The enclosure I’m using is a Hammond instrument case. They’re truly remarkable, sturdy, and undeniably old-school enclosures that really lend an air of being cobbled together in a silicon valley lab in the early 80s. I’ve chosen the 1458VD4B enclosure - eight inches wide and long, and four inches tall. This is great because the Eurocard connectors I plan on using for the backplane are just under four inches long.

Figuring out what’s required

The design of a backplane computer is actually pretty simple. All I need to do is build all the parts of my computer on cards, plug them into the backplane, and hope everything works. It’s a much more modular approach than building an entire computer on a single PCB. With this modularity comes a whole lot of planning, though. I need to figure out how I’m going to power everything attached to the backplane, how to turn the power on and off, and how to fiddle with the reset circuit.

Power 

Really old computers based on the S100 bus like the Altair 8800 have huge linear power supplies with transformers and hilariously large capacitors. Even old gear with switching supplies - the Apple II and the Digital VT100 - have power supplies that are still absurdly large. This just won’t do for an enclosure that’s smaller than a shoe box.

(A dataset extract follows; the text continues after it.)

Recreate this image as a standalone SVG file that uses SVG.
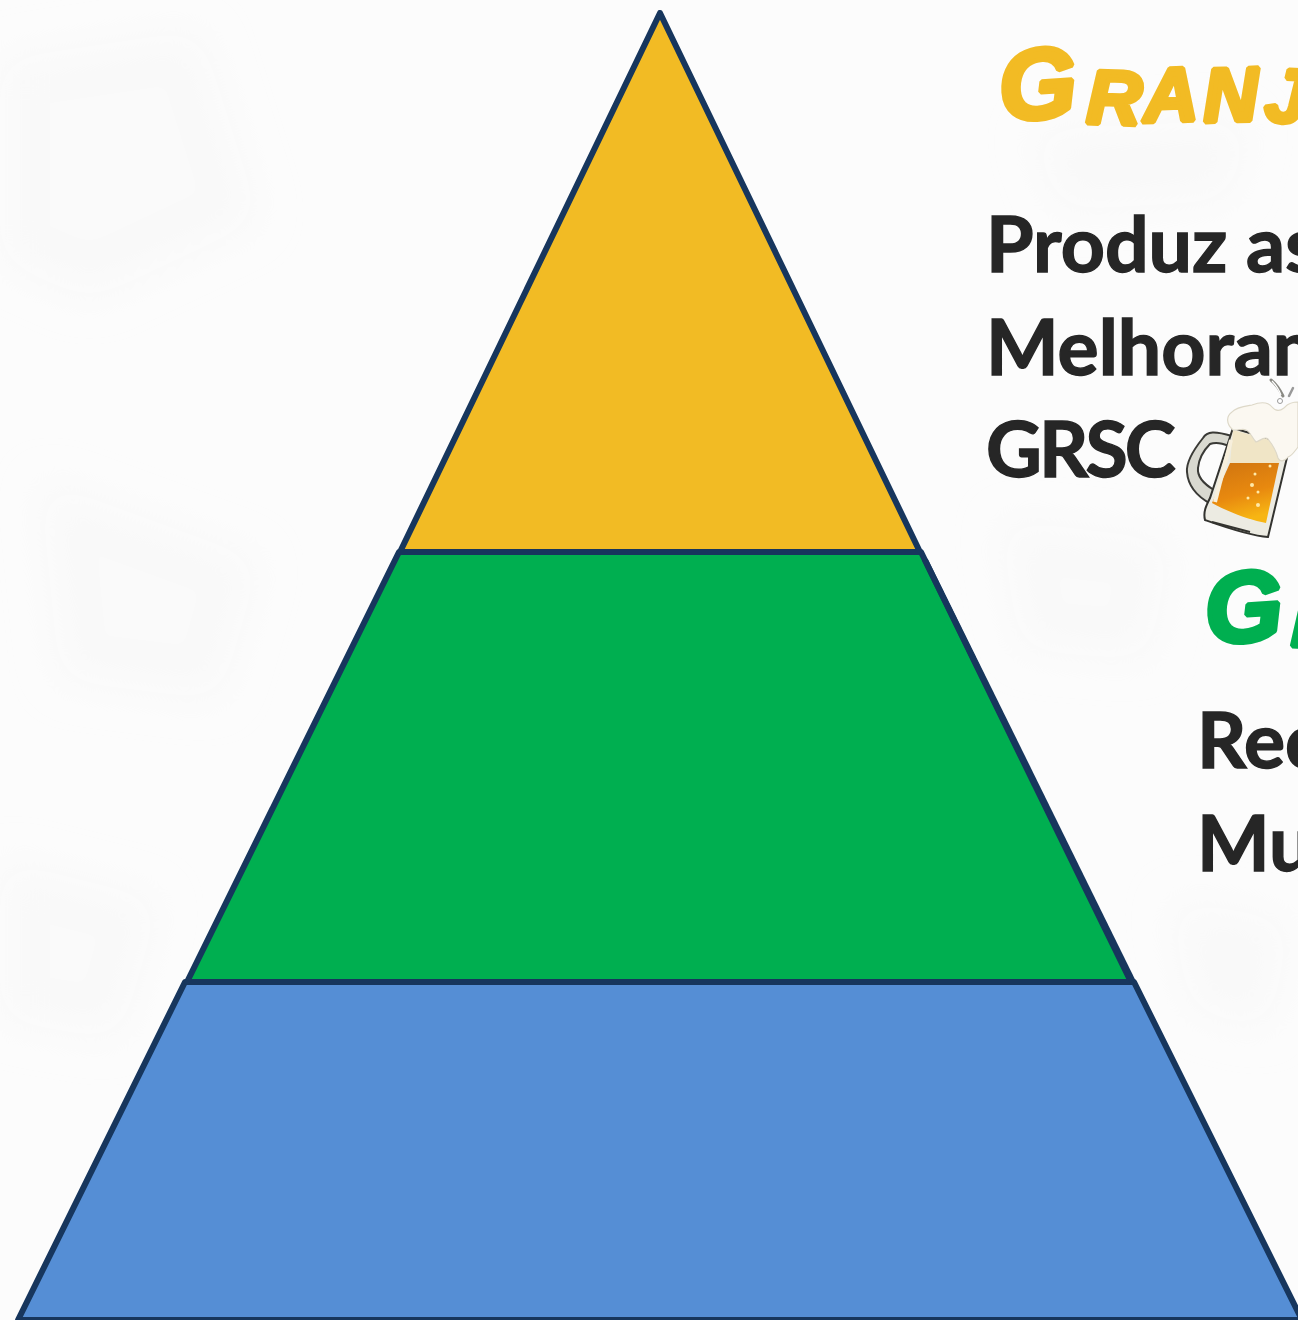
<svg xmlns="http://www.w3.org/2000/svg" width="1298" height="1320" viewBox="0 0 1298 1320">
<style>
.tier{stroke:#17365d;stroke-width:6;stroke-linejoin:round}
.body{font-family:Lato,"Liberation Sans",sans-serif;font-weight:700;font-size:77px;fill:#262626;stroke:#262626;stroke-width:1.4}
.brush{font-family:"Liberation Sans",sans-serif;font-weight:700;font-style:italic;stroke-width:5;stroke-linejoin:bevel}
.blot{fill:#f7f7f8;opacity:.5}
.bub{fill:#ffe9a8}
</style>
<defs>
<filter id="soft" x="-30%" y="-30%" width="160%" height="160%"><feGaussianBlur stdDeviation="22"/></filter>
<linearGradient id="beer" x1="0" y1="0" x2="0.3" y2="1"><stop offset="0" stop-color="#cf7410"/><stop offset=".6" stop-color="#e8890f"/><stop offset="1" stop-color="#f7b513"/></linearGradient>
</defs>
<rect width="1298" height="1320" fill="#fcfcfc"/>
<g id="background" filter="url(#soft)">
<polygon class="blot" points="0,60 200,30 260,220 90,300 0,260"/>
<polygon class="blot" points="40,480 260,560 220,700 60,680"/>
<polygon class="blot" points="0,860 160,900 120,1040 0,1020"/>
<polygon class="blot" points="1030,130 1250,120 1230,200 1060,210"/>
<polygon class="blot" points="1000,520 1170,540 1150,660 1020,650"/>
<polygon class="blot" points="1170,900 1290,920 1270,1030 1190,1010"/>
</g>
<g id="tier-bottom"><polygon class="tier" fill="#558ed5" points="185,982 1134,982 1302,1320 18,1320"/></g>
<g id="tier-middle"><polygon class="tier" fill="#00af50" points="399,552 921,552 1131,982 187,982"/><line x1="925" y1="560" x2="1133" y2="982" stroke="#17365d" stroke-width="6"/></g>
<g id="tier-top"><polygon class="tier" fill="#f2bb24" points="660,13 920,552 400,552"/></g>
<g id="label-top">
<text class="brush" fill="#f2bb24" stroke="#f2bb24"><tspan font-size="100" x="1001" y="121" rotate="-4">G</tspan><tspan font-size="76" x="1086" y="123" rotate="2">R</tspan><tspan font-size="76" x="1144" y="122" rotate="-2">A</tspan><tspan font-size="76" x="1204" y="122" rotate="-2">N</tspan><tspan font-size="76" x="1264" y="121" rotate="3">J</tspan></text>
<text class="body" x="986" y="272">Produz as</text>
<text class="body" x="986" y="375">Melhoram</text>
<text class="body" x="986" y="477" letter-spacing="-3">GRSC</text>
</g>
<g id="beer-mug">
<path d="M1232 436C1215 431 1207 431 1203 438C1195 448 1186 462 1187 472C1188 486 1198 497 1211 504L1214 490C1204 484 1197 477 1198 468C1199 458 1205 449 1210 444C1215 442 1222 443 1229 446Z" fill="#d9d9d0" stroke="#3a3a36" stroke-width="2"/>
<path d="M1233 428L1290 445L1268 537C1250 536 1222 526 1205 520C1203 512 1206 506 1210 498Z" fill="#ecebe2" stroke="#33332f" stroke-width="2"/>
<path d="M1233 430L1284 444L1279 464L1230 464Z" fill="#f0e5c6"/>
<path d="M1230 463L1279 463L1266 523C1250 520 1228 512 1212 503Z" fill="url(#beer)"/>
<path d="M1231 440L1215 502" stroke="#f7efdc" stroke-width="4"/>
<path d="M1212 522L1250 532" stroke="#33332f" stroke-width="2"/>
<circle class="bub" cx="1255" cy="474" r="1.5"/><circle class="bub" cx="1252" cy="485" r="2"/><circle class="bub" cx="1258" cy="492" r="1.5"/><circle class="bub" cx="1248" cy="498" r="1.5"/><circle class="bub" cx="1258" cy="505" r="2"/><circle class="bub" cx="1270" cy="466" r="1.5"/>
<path d="M1233 430C1226 424 1226 416 1232 412C1236 407 1246 406 1252 405C1260 402 1268 402 1272 407C1276 412 1280 411 1284 408C1288 403 1294 402 1298 402V447C1294 452 1292 456 1288 457C1284 462 1280 462 1278 458C1276 450 1272 444 1268 439C1264 436 1260 441 1256 442C1252 438 1250 431 1246 430C1242 428 1238 431 1233 430Z" fill="#fbf8f1" stroke="#ddd8c8" stroke-width="1.2"/>
<path d="M1271 380C1276 384 1280 390 1283 396" stroke="#8a8a84" stroke-width="3" fill="none" stroke-linecap="round"/>
<path d="M1272 381C1276 385 1279 390 1281 395" stroke="#fff" stroke-width="1.2" fill="none"/>
<circle cx="1280" cy="401" r="2.5" fill="#fff" stroke="#999" stroke-width="1"/>
<path d="M1293 388L1289 396" stroke="#999" stroke-width="2.5" stroke-linecap="round"/>
</g>
<g id="label-middle">
<text class="brush" fill="#00af50" stroke="#00af50"><tspan font-size="100" x="1207" y="644" rotate="-4">G</tspan><tspan font-size="76" x="1291" y="646" rotate="2">R</tspan></text>
<text class="body" x="1197" y="768">Rec</text>
<text class="body" x="1197" y="871">Mu</text>
</g>
</svg>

There are, however, extremely small ATX power supplies. This little guy comes to mind. It’s the smallest computer power supply available, and just barely larger than the ATX power connector itself. It sips power from an external power adapter that provides 12V, then steps that down to 5V and 3.3V for everything on a modern motherboard. It has all the features you’d find in an ATX power supply, and is impressively cheap.

Using an AXT supply means I need a way to ground the enable pin on the supply, but a small slide switch on the backplane takes care of that.

Connectors

As I said above, I’ll be using Eurocard connectors for this computer, with the female plugs on the backplane, and right angle male plugs on the cards themselves. Normally, Eurocard connectors have 96 individual pins. This is far more than what I need, but it does present a problem: If I want my backplane to be a 2-layer board (and thus not be absurdly expensive for a run of 10), there’s no easy way to route all the connections between three rows of connectors.

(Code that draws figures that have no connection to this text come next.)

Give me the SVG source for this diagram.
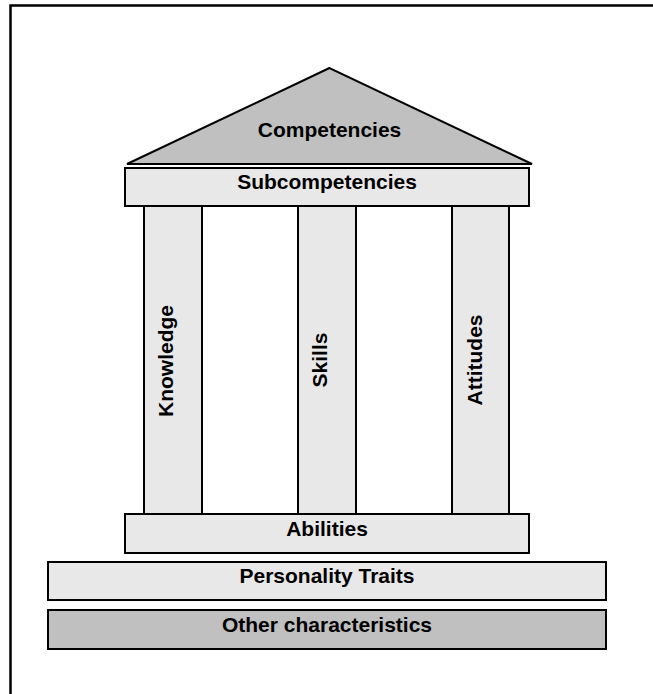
<svg xmlns="http://www.w3.org/2000/svg" width="653" height="694" viewBox="0 0 653 694">
<style>
.light{fill:#e8e8e8;stroke:#000;stroke-width:2}
.dark{fill:#c0c0c0;stroke:#000;stroke-width:2}
text{font-family:"Liberation Sans",Arial,sans-serif;font-weight:bold;font-size:21px;fill:#000;text-anchor:middle}
</style>
<rect width="653" height="694" fill="#fff"/>
<path d="M10.5,694 V5.5 H653" fill="none" stroke="#000" stroke-width="2.5"/>
<g id="connectors"/>
<g id="competencies">
<polygon class="dark" points="329.5,68 127,164 532,164"/>
<text x="329.5" y="137">Competencies</text>
</g>
<g id="subcompetencies">
<rect class="light" x="125" y="168" width="404" height="38"/>
<text x="327" y="189">Subcompetencies</text>
</g>
<g id="knowledge">
<rect class="light" x="144" y="206" width="58" height="308"/>
<text transform="translate(173,361) rotate(-90)">Knowledge</text>
</g>
<g id="skills">
<rect class="light" x="298" y="206" width="58" height="308"/>
<text transform="translate(327,360) rotate(-90)">Skills</text>
</g>
<g id="attitudes">
<rect class="light" x="452" y="206" width="57" height="308"/>
<text transform="translate(482,360) rotate(-90)">Attitudes</text>
</g>
<g id="abilities">
<rect class="light" x="125" y="514" width="404" height="39"/>
<text x="327" y="536">Abilities</text>
</g>
<g id="personality">
<rect class="light" x="48" y="562" width="558" height="38"/>
<text x="327" y="583">Personality Traits</text>
</g>
<g id="other">
<rect class="dark" x="48" y="610" width="558" height="39"/>
<text x="327" y="632">Other characteristics</text>
</g>
</svg>
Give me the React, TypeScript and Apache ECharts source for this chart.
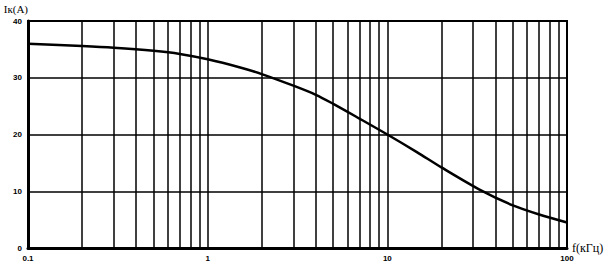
import React, { useEffect, useRef } from "react";
import * as echarts from "echarts";

const freqs = [0.1, 0.2, 0.3, 0.5, 0.7, 1, 1.5, 2, 3, 4, 5, 7, 10, 14.6, 20, 33, 50, 70, 100];
const current = [36.0, 35.6, 35.3, 34.75, 34.2, 33.25, 31.85, 30.65, 28.6, 27.0, 25.4, 22.8, 20.0, 16.9, 14.2, 10.2, 7.5, 5.9, 4.5];
const gridFreqs = [
  0.2, 0.3, 0.4, 0.5, 0.6, 0.7, 0.8, 0.9, 1,
  2, 3, 4, 5, 6, 7, 8, 9, 10,
  20, 30, 40, 50, 60, 70, 80, 90, 100,
];
const yTicks = [0, 10, 20, 30, 40];
const xTickLabels = ["0.1", "1", "10", "100"];

export default function App() {
  const ref = useRef<HTMLDivElement>(null);
  useEffect(() => {
    if (!ref.current) return;
    const chart = echarts.init(ref.current, null, { renderer: "svg" });
    const labelStyle = {
      color: "#000",
      fontFamily: "Liberation Sans",
      fontSize: 8,
      fontWeight: "bold" as const,
    };
    chart.setOption({
      animation: false,
      backgroundColor: "#fff",
      grid: {
        left: 28,
        right: 41,
        top: 21,
        bottom: 18,
        show: true,
        borderColor: "#000",
        borderWidth: 2,
      },
      xAxis: {
        type: "log",
        logBase: 10,
        min: 0.1,
        max: 100,
        name: "f(кГц)",
        nameLocation: "end",
        nameGap: 5,
        nameTextStyle: {
          color: "#000",
          fontFamily: "Liberation Serif",
          fontSize: 12,
          verticalAlign: "middle",
          padding: [4, 0, 0, 0],
        },
        axisLine: { show: true, lineStyle: { color: "#000", width: 3 } },
        axisTick: { show: false },
        splitLine: { show: false },
        axisLabel: {
          ...labelStyle,
          margin: 6,
          formatter: (v: number) => {
            const idx = [0.1, 1, 10, 100].findIndex((t) => Math.abs(t - v) < 1e-9);
            return idx >= 0 ? xTickLabels[idx] : "";
          },
        },
      },
      yAxis: {
        type: "value",
        min: 0,
        max: 40,
        interval: 10,
        name: "Iк(A)",
        nameLocation: "end",
        nameGap: 7,
        nameTextStyle: {
          color: "#000",
          fontFamily: "Liberation Serif",
          fontSize: 11,
          align: "right",
          verticalAlign: "bottom",
        },
        axisLine: { show: true, lineStyle: { color: "#000", width: 3 } },
        axisTick: { show: false },
        splitLine: { show: true, lineStyle: { color: "#000", width: 1.5 } },
        axisLabel: {
          ...labelStyle,
          margin: 6,
          formatter: (v: number) => (yTicks.includes(v) ? String(v) : ""),
        },
      },
      series: [
        {
          type: "line",
          data: freqs.map((f, i) => [f, current[i]]),
          smooth: 0.3,
          symbol: "none",
          lineStyle: { color: "#000", width: 2.5 },
          z: 5,
          markLine: {
            silent: true,
            symbol: "none",
            animation: false,
            label: { show: false },
            lineStyle: { color: "#000", width: 1.5, type: "solid" },
            data: gridFreqs.map((f) => ({ xAxis: f })),
            z: 2,
          },
        },
      ],
    });
    return () => chart.dispose();
  }, []);
  return (
    <div
      ref={ref}
      style={{ position: "absolute", left: 0, top: 0, width: 608, height: 266 }}
    />
  );
}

Seriously. Using two different colored lines, connect all the red dots together, all the green dots together, and all the blue dots together. Make sure lines of the same color do not cross.

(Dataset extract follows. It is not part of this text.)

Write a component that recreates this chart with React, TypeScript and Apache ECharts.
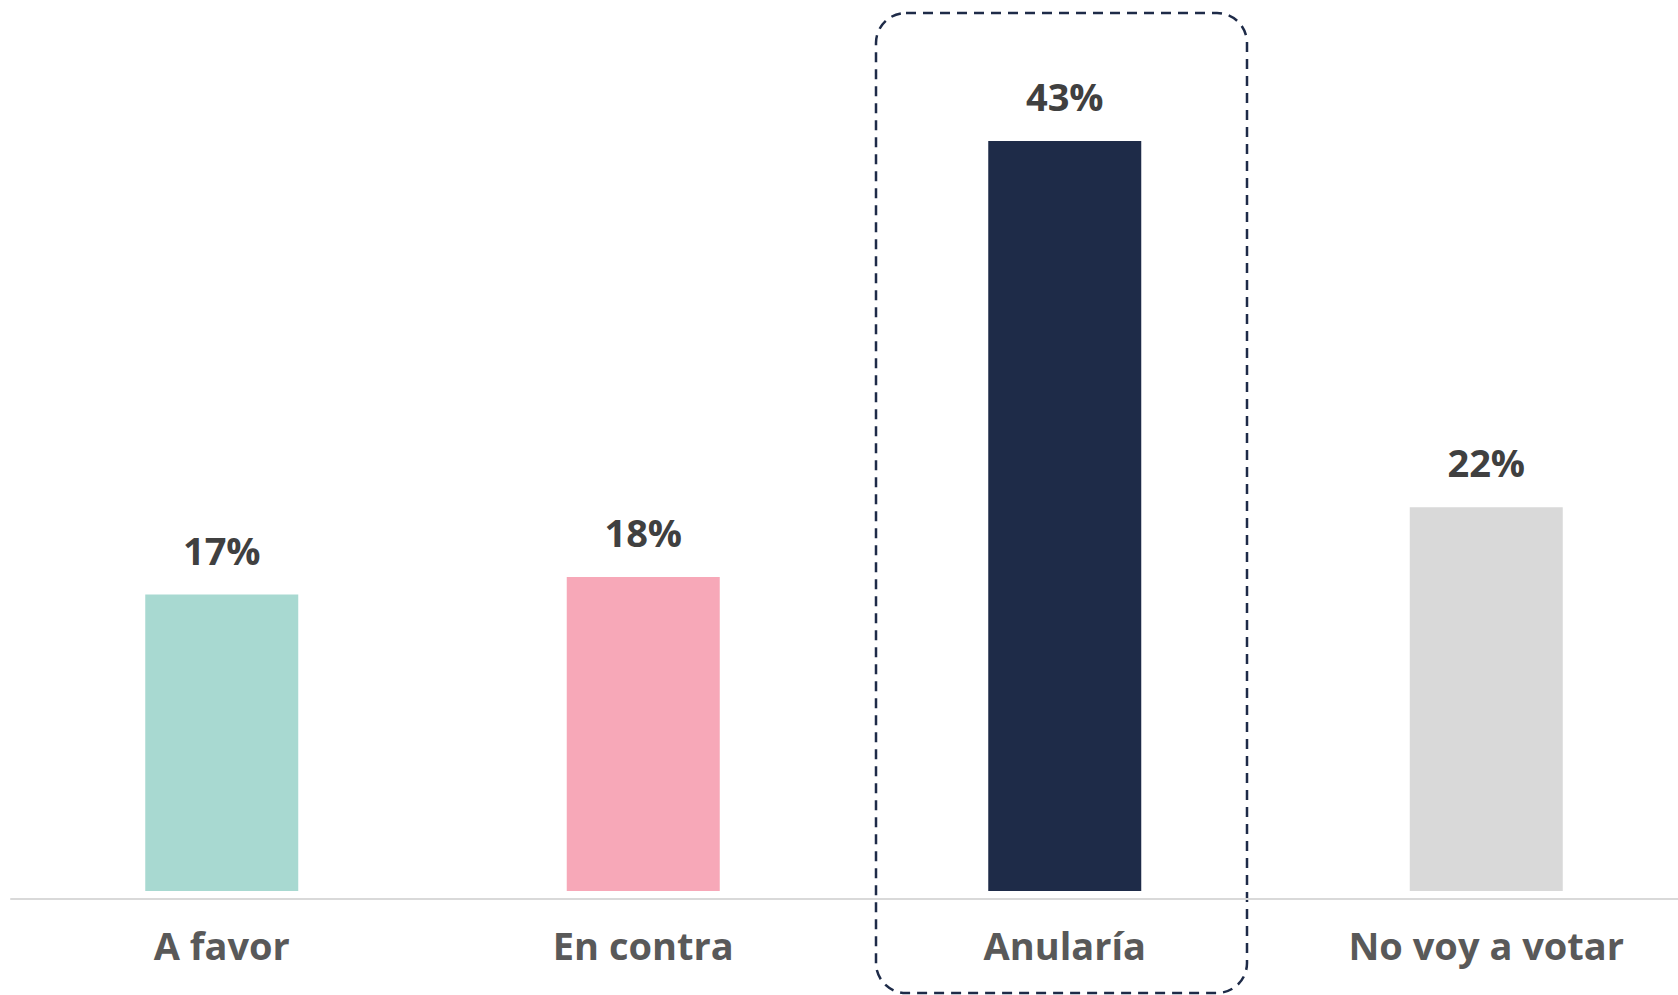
import React, { useEffect, useRef } from "react";
import * as echarts from "echarts";

const categories = ["A favor", "En contra", "Anularía", "No voy a votar"];
const values = [17, 18, 43, 22];
const barColors = ["#a8d9d1", "#f7a8b8", "#1e2b48", "#d9d9d9"];

export default function App() {
  const ref = useRef<HTMLDivElement>(null);
  useEffect(() => {
    if (!ref.current) return;
    const chart = echarts.init(ref.current, null, { renderer: "svg" });
    chart.setOption({
      animation: false,
      backgroundColor: "#ffffff",
      grid: { left: 11, top: 19, bottom: 104, right: 0, containLabel: false },
      xAxis: {
        type: "category",
        data: categories,
        offset: 8,
        axisLine: { show: true, onZero: false, lineStyle: { color: "#d9d9d9", width: 2 } },
        axisTick: { show: false },
        axisLabel: {
          margin: 27,
          color: "#595959",
          fontFamily: "'Open Sans', sans-serif",
          fontWeight: 700,
          fontSize: 38,
          interval: 0,
        },
      },
      yAxis: {
        type: "value",
        min: 0,
        max: 50,
        show: false,
        splitLine: { show: false },
      },
      series: [
        {
          type: "bar",
          barWidth: 153,
          data: values.map((v, i) => ({ value: v, itemStyle: { color: barColors[i] } })),
          label: {
            show: true,
            position: "top",
            distance: 26,
            formatter: (p: any) => `${p.value}%`,
            color: "#404040",
            fontFamily: "'Open Sans', sans-serif",
            fontWeight: 700,
            fontSize: 38,
          },
        },
      ],
      graphic: [
        {
          type: "rect",
          shape: { x: 876, y: 13, width: 371, height: 980, r: 30 },
          style: { fill: "none", stroke: "#1e2b48", lineWidth: 2.5, lineDash: [10, 7] },
          silent: true,
        },
      ],
    });
    return () => chart.dispose();
  }, []);
  return (
    <div
      style={{
        position: "absolute",
        left: 0,
        top: 0,
        width: 1678,
        height: 995,
        overflow: "hidden",
        background: "#ffffff",
      }}
    >
      <div ref={ref} style={{ width: 1697, height: 995 }} />
    </div>
  );
}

The solution to this problem is, of course, to give up. I don’t need 96 pins available for each card, and since I’m not using one of the fancier chips in the Motorola 68000 family like the ‘020 or ‘030, I can get away with this. 64 pin Eurocards, with two rows of 32 pins, will do just fine.

There it is. Well, it’s just a render, but there you go. The holes on the short ends line up with the mounting holes in my Hammond enclosure. If you have a keen eye, you may have noticed a small addition to the backplane. Right between the ATX power supply connector and the first Eurocard socket is a 2x32 header. That's for something else entirely, and I'll cover that in another build log.